WHAT IS NEEDED: Don't include pictures. Quote the lines below from the first through the line that contains "Chart.register(...registerables);".

START STORED DATA

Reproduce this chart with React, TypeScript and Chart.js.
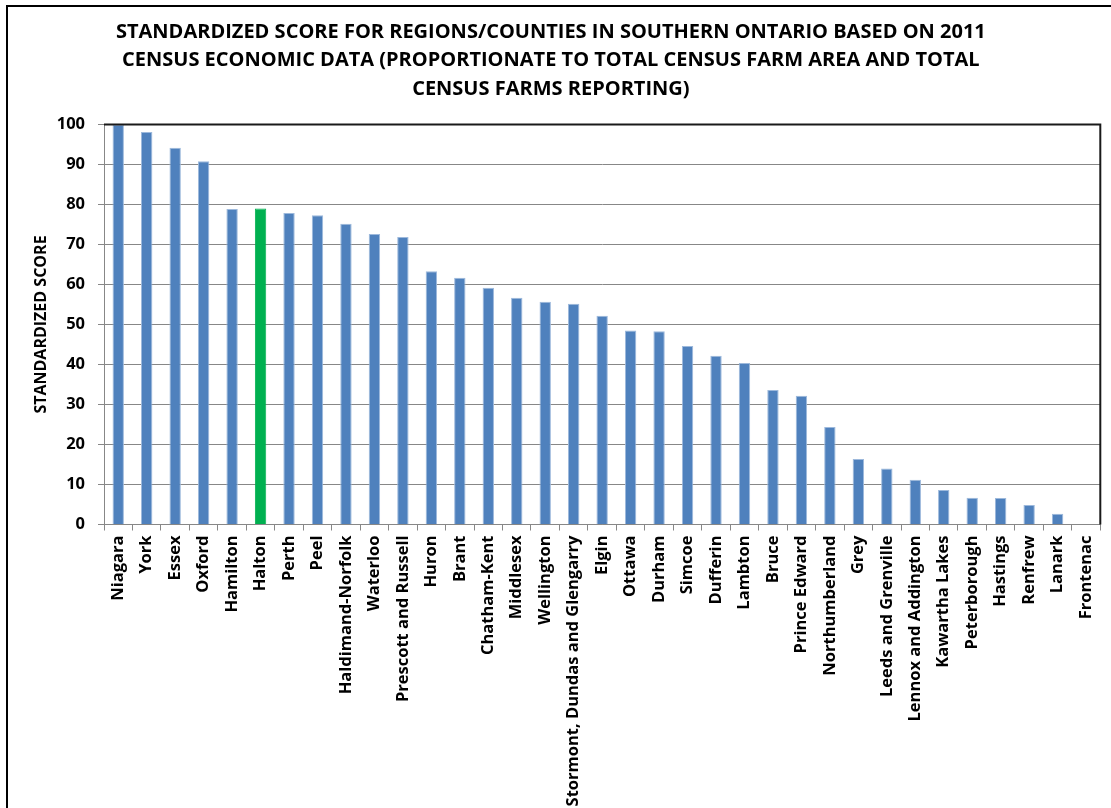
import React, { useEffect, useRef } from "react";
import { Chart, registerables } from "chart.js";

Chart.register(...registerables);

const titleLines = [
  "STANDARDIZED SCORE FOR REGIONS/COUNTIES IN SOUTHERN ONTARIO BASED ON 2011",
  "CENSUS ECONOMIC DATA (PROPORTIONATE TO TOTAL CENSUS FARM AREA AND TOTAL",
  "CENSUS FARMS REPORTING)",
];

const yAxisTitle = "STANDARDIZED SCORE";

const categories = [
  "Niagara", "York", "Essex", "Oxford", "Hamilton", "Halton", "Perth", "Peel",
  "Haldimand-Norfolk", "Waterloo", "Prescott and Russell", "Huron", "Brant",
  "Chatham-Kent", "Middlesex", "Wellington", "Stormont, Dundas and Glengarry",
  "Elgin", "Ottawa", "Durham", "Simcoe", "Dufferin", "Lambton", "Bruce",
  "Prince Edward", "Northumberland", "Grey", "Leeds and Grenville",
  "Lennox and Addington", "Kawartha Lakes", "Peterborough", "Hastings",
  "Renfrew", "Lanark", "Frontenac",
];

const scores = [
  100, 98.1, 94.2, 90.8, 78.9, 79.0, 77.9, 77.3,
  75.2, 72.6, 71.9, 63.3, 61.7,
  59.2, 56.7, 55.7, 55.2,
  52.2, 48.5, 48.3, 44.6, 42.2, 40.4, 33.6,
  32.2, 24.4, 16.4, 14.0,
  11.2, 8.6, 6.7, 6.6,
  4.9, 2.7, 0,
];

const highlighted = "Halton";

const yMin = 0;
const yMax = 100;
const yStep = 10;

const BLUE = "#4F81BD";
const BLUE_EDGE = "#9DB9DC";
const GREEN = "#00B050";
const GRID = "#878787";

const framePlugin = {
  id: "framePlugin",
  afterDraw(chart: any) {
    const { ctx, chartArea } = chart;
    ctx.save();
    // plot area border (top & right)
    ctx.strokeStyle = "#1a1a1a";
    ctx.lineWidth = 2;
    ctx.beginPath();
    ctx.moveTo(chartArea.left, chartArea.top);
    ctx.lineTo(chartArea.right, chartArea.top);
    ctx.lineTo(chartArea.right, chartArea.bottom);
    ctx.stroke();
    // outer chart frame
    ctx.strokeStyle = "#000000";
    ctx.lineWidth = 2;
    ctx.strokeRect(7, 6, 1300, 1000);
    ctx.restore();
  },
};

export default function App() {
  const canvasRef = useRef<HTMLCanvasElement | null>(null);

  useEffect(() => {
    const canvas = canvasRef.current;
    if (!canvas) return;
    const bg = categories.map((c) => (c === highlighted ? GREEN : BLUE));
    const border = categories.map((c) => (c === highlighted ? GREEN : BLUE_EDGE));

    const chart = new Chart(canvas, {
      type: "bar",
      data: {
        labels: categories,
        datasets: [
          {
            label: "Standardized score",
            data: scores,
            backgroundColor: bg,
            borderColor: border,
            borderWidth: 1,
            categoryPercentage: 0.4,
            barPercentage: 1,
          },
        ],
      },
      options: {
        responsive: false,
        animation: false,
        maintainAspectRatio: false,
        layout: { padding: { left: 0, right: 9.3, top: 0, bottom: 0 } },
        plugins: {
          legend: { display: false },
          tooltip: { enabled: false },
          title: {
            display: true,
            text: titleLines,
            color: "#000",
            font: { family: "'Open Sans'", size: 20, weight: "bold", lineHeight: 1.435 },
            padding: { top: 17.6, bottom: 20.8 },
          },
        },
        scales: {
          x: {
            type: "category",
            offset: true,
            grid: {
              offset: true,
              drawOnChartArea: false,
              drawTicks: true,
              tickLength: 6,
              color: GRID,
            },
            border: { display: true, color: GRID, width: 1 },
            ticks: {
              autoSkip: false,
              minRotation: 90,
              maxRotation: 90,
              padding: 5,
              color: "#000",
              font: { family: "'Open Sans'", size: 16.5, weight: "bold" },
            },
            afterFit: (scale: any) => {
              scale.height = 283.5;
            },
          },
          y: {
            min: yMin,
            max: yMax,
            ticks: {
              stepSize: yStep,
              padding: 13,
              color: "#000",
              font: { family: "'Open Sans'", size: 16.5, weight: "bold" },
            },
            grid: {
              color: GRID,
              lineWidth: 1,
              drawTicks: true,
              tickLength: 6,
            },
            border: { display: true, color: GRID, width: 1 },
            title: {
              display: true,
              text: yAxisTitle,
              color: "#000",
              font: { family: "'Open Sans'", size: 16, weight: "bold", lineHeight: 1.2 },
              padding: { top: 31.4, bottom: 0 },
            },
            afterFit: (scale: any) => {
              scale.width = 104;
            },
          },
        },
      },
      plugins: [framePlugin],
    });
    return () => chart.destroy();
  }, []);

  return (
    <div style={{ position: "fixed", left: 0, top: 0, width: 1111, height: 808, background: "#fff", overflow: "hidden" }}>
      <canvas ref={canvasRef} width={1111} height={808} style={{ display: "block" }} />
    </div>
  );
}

END STORED DATA

CORRECT OUTPUT:
Reproduce this chart with React, TypeScript and Chart.js.
import React, { useEffect, useRef } from "react";
import { Chart, registerables } from "chart.js";

Chart.register(...registerables);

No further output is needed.